Besides, the debtor’s CEO is also liable for flops caused by the failure to timely file for the company’s insolvency. 

Controlling persons are exempt from liability if they can prove that they acted in good faith and reasonably in the interests of the debtor.

  1. Criminal Liability

A debtor’s shareholders and managing bodies may be subject to criminal liability under the Russian Criminal Code

Such liability may follow unlawful actions, including:

  1. Concealment of assets;
  2. Alienation or destruction of property as well as concealment
  3. Falsification of accounting and other records reflecting economic activities provided that such actions have been committed in anticipation of insolvency and have caused damage amounting to RUB 1,500,000 or more. 
  4. Deliberate bankruptcy and fictitious bankruptcy.

Similar to civil liability, barely any high-profile insolvency case in Russia goes without a criminal element or a creditor initiating a criminal probe against the debtor’s management. 

However, the number of detected bankruptcy-related crimes stays relatively low, amounting to 279 in 2015 (701 in 2010). 

In contrast, the success rate of civil liability cases has been increasing.

Creditors Ranking and Insolvency Tendering

Russian law defines several ranks (categories) of creditors so that creditors in the higher ranks get paid first. 

  • Some claims are characterized as current claims – these claims include obligations assumed after the initiation of insolvency proceedings and are prioritized in comparison with other creditors in the ROC. 
  • Secured creditors (with pledge or mortgage) have priority, as they get 70% of proceeds from the sale of pledged assets (80% in the case of credit obligations).
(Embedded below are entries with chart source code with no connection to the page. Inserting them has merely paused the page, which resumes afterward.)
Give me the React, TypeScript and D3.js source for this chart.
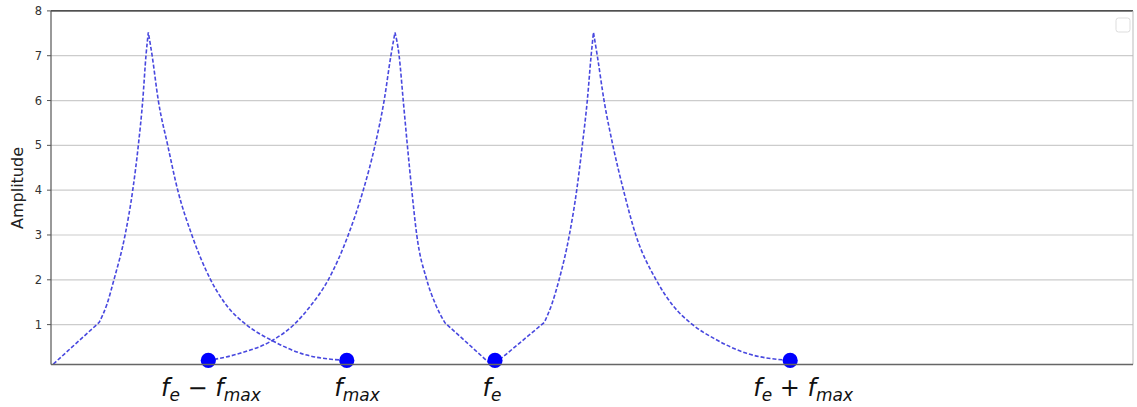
import React from "react";
import * as d3 from "d3";

// Baseband spectrum (0 .. f_max)
const curve1X = [0, 0.156, 0.182, 0.206, 0.244, 0.27, 0.289, 0.304, 0.315, 0.323, 0.336, 0.357, 0.389, 0.423, 0.471, 0.535, 0.59, 0.656, 0.745, 0.862, 0.998];
const curve1Y = [0.12, 1.05, 1.45, 2, 3, 4, 5, 6, 7, 7.52, 7, 6, 5, 4, 3, 2, 1.42, 1, 0.64, 0.32, 0.2];
// Lower sideband (f_e - f_max .. f_e)
const curve2X = [0.527, 0.635, 0.743, 0.818, 0.875, 0.935, 1.003, 1.054, 1.094, 1.125, 1.148, 1.162, 1.176, 1.19, 1.204, 1.219, 1.236, 1.27, 1.3, 1.332, 1.485];
const curve2Y = [0.2, 0.36, 0.64, 1, 1.42, 2, 3, 4, 5, 6, 7, 7.52, 7, 6, 5, 4, 3, 2, 1.45, 1.04, 0.13];
// Upper sideband (f_e .. f_e + f_max)
const curve3X = [1.502, 1.67, 1.695, 1.72, 1.755, 1.78, 1.799, 1.816, 1.829, 1.837, 1.85, 1.873, 1.903, 1.939, 1.981, 2.05, 2.108, 2.174, 2.25, 2.358, 2.506];
const curve3Y = [0.13, 1.05, 1.45, 2, 3, 4, 5, 6, 7, 7.52, 7, 6, 5, 4, 3, 2, 1.42, 1, 0.68, 0.36, 0.2];

const markerX = [0.527, 0.998, 1.502, 2.506];
const markerY = [0.2, 0.2, 0.2, 0.2];

const yTicks = [1, 2, 3, 4, 5, 6, 7, 8];
const xTickValues = [0.536, 1.033, 1.492, 2.55];
const xTickLabels: { t: string; sub?: string; op?: boolean }[][] = [
  [{ t: "f", sub: "e" }, { t: " − ", op: true }, { t: "f", sub: "max" }],
  [{ t: "f", sub: "max" }],
  [{ t: "f", sub: "e" }],
  [{ t: "f", sub: "e" }, { t: " + ", op: true }, { t: "f", sub: "max" }],
];

const W = 1137;
const H = 407;
const left = 51;
const right = 1133;
const top = 10.9;
const bottom = 364.5;

export default function App() {
  const x = d3.scaleLinear().domain([-0.008, 3.672]).range([left, right]);
  const y = d3.scaleLinear().domain([0.11, 8]).range([bottom, top]);
  const lin = d3.line<[number, number]>().x((d) => x(d[0])).y((d) => y(d[1])).curve(d3.curveLinear);
  const smooth = d3.line<[number, number]>().x((d) => x(d[0])).y((d) => y(d[1])).curve(d3.curveMonotoneX);

  const strip = (s: string) => s.replace(/^M[^A-Za-z]*/, "");

  const buildPath = (xs: number[], ys: number[]) => {
    const pts = xs.map((v, i) => [v, ys[i]] as [number, number]);
    const peak = ys.indexOf(d3.max(ys) as number);
    const kneeIdx = ys.findIndex((v) => v > 1.02 && v < 1.08);
    let d = "";
    if (kneeIdx < peak) {
      d += lin(pts.slice(0, kneeIdx + 1)) || "";
      d += strip(smooth(pts.slice(kneeIdx, peak + 1)) || "");
      d += strip(smooth(pts.slice(peak)) || "");
    } else {
      d += smooth(pts.slice(0, peak + 1)) || "";
      d += strip(smooth(pts.slice(peak, kneeIdx + 1)) || "");
      d += strip(lin(pts.slice(kneeIdx)) || "");
    }
    return d;
  };

  const paths = [buildPath(curve1X, curve1Y), buildPath(curve2X, curve2Y), buildPath(curve3X, curve3Y)];

  const font = "'DejaVu Sans', sans-serif";

  return (
    <svg width={W} height={H} style={{ position: "absolute", left: 0, top: 0, background: "#fff" }} fontFamily={font}>
      <rect x={0} y={0} width={W} height={H} fill="#fff" />
      {yTicks.map((t) => (
        <line key={"g" + t} x1={left} x2={right} y1={y(t)} y2={y(t)} stroke="#cccccc" strokeWidth={1.2} />
      ))}
      <defs>
        <clipPath id="plotclip">
          <rect x={left} y={top} width={right - left} height={bottom - top} />
        </clipPath>
      </defs>
      <g clipPath="url(#plotclip)">
        {paths.map((p, i) => (
          <path key={"c" + i} d={p} fill="none" stroke="#3434dc" strokeOpacity={0.9} strokeWidth={1.6} strokeDasharray="4,2" />
        ))}
      </g>
      {markerX.map((mx, i) => (
        <circle key={"m" + i} cx={x(mx)} cy={y(markerY[i])} r={7.6} fill="#0000ff" />
      ))}
      <line x1={left} x2={right} y1={top} y2={top} stroke="#222" strokeWidth={1.3} />
      <line x1={right} x2={right} y1={top} y2={bottom} stroke="#bbb" strokeWidth={1} />
      <line x1={left} x2={left} y1={top} y2={bottom} stroke="#555" strokeWidth={1.2} />
      <line x1={left} x2={right} y1={bottom} y2={bottom} stroke="#666" strokeWidth={1.3} />
      {yTicks.map((t) => (
        <g key={"yt" + t}>
          <line x1={left - 4} x2={left} y1={y(t)} y2={y(t)} stroke="#555" strokeWidth={1} />
          <text x={left - 9} y={y(t)} dy="0.35em" textAnchor="end" fontSize={11.5} fill="#333">
            {t}
          </text>
        </g>
      ))}
      <text transform={`translate(17, 188) rotate(-90)`} textAnchor="middle" dy="0.35em" fontSize={16} fill="#222">
        Amplitude
      </text>
      {xTickValues.map((v, i) => {
        const parts = xTickLabels[i];
        const nodes: React.ReactNode[] = [];
        let down = false;
        parts.forEach((p, j) => {
          nodes.push(
            <tspan key={j + "m"} fontStyle={p.op ? "normal" : "italic"} fontSize={24} dy={down ? -5 : 0}>
              {p.t}
            </tspan>
          );
          down = false;
          if (p.sub) {
            nodes.push(
              <tspan key={j + "s"} fontStyle="italic" fontSize={17} dy={5}>
                {p.sub}
              </tspan>
            );
            down = true;
          }
        });
        return (
          <text key={"xl" + i} x={x(v)} y={396} textAnchor="middle" fill="#111">
            {nodes}
          </text>
        );
      })}
      <rect x={1116} y={18} width={14} height={14} rx={2.5} fill="#fff" stroke="#ddd" strokeWidth={1} />
    </svg>
  );
}
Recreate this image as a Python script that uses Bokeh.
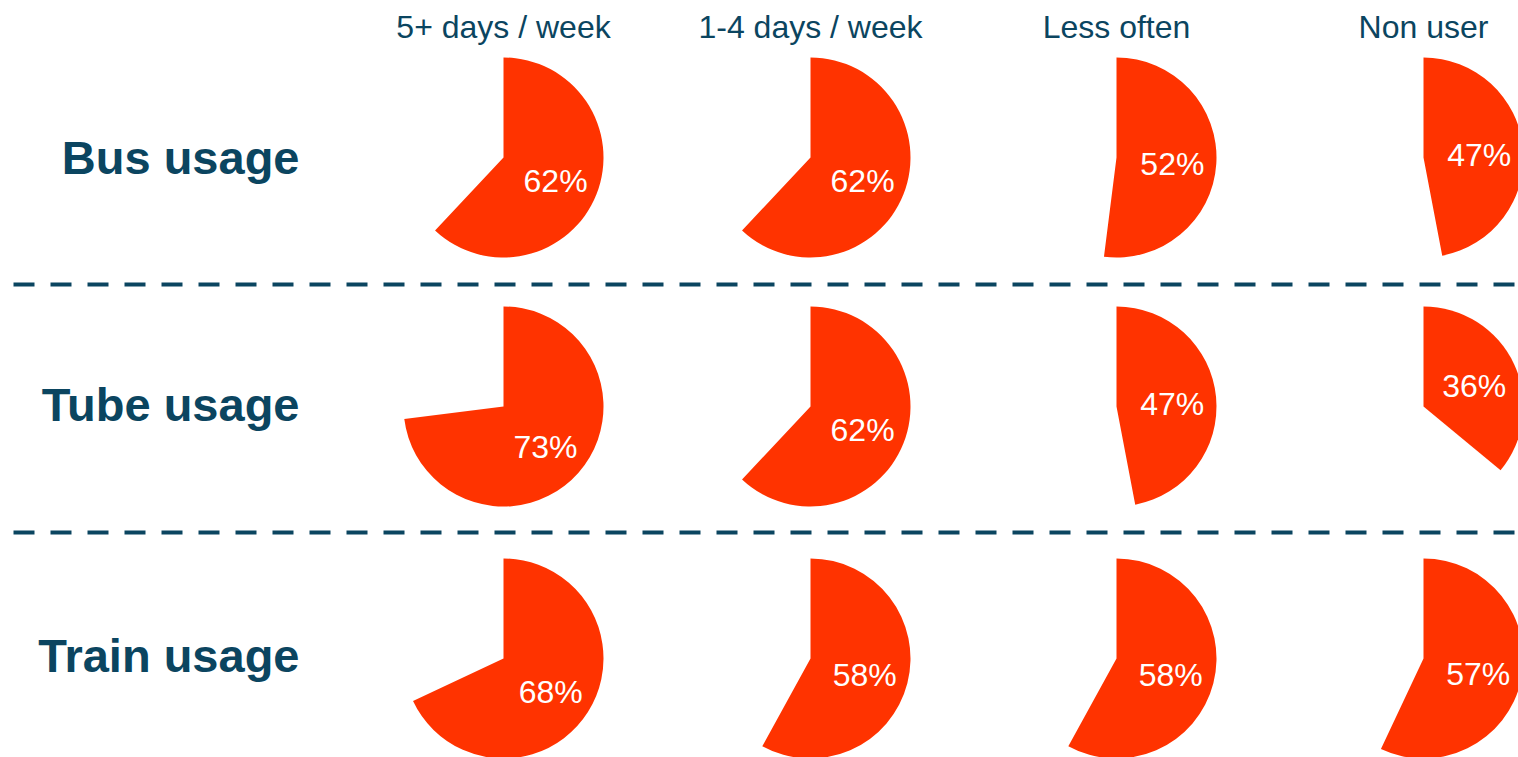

However, to take advantage of the security, secured creditors’ claims have to be included in the ROC.
  • Claims of creditors not included in the ROC (except for current claims) can only be settled after all other creditors’ claims have been satisfied. Therefore, it is crucial to timely file applications to be included in the ROC, as out-of-ROC creditors rarely get anything. Inclusion into the ROC should preferably be done at the supervision stage, but can also happen in other stages. In order not to miss the deadline, foreign creditors are advised to control the status of their Russian debtors (especially those in default) on the website of the Unified Federal Register of Bankruptcy Data (in Russian only).

At the end of the liquidation, the debtor’s assets are sold through tendering. According to the World Bank, the general recovery rate remains fairly low – 41,3 cents on the dollar (in Moscow) in contrast to 72,3 cents on the dollar in the OECD (high-income). 

In practice, however, such recovery may be even lower due to late insolvency filing, inexperienced management, large discounting (average of 65%), and fraudulent transactions. 

According to the latest statistics announced by the Supreme Court of the Russian Federation, creditors of 70% of Russian debtors have not acquired a penny as a result of liquidation proceedings completed in 2015. Therefore, getting security (pledge or mortgage) from a Russian counterparty can play a crucial role in hedging insolvency-related risks.

Insolvency is a complex process with many players on the stage. 

Finally, it is the proactive mindset of creditors that determines their fate. Recent changes to the bankruptcy legislation offer a multitude of opportunities for creditors to fight the abuses and defend their interests.

Timely actions (filings to be included in the ROC, challenging transactions, getting controlling persons to liability, etc.) together with pre-emptive shielding measures (getting security from the debtor and third parties) and attentiveness (monitoring the Unified Federal Register of Bankruptcy Data) are important in ensuring the protection of creditors’ rights and ensuring the adequate handling of otherwise counter-productive insolvency proceedings in Russia.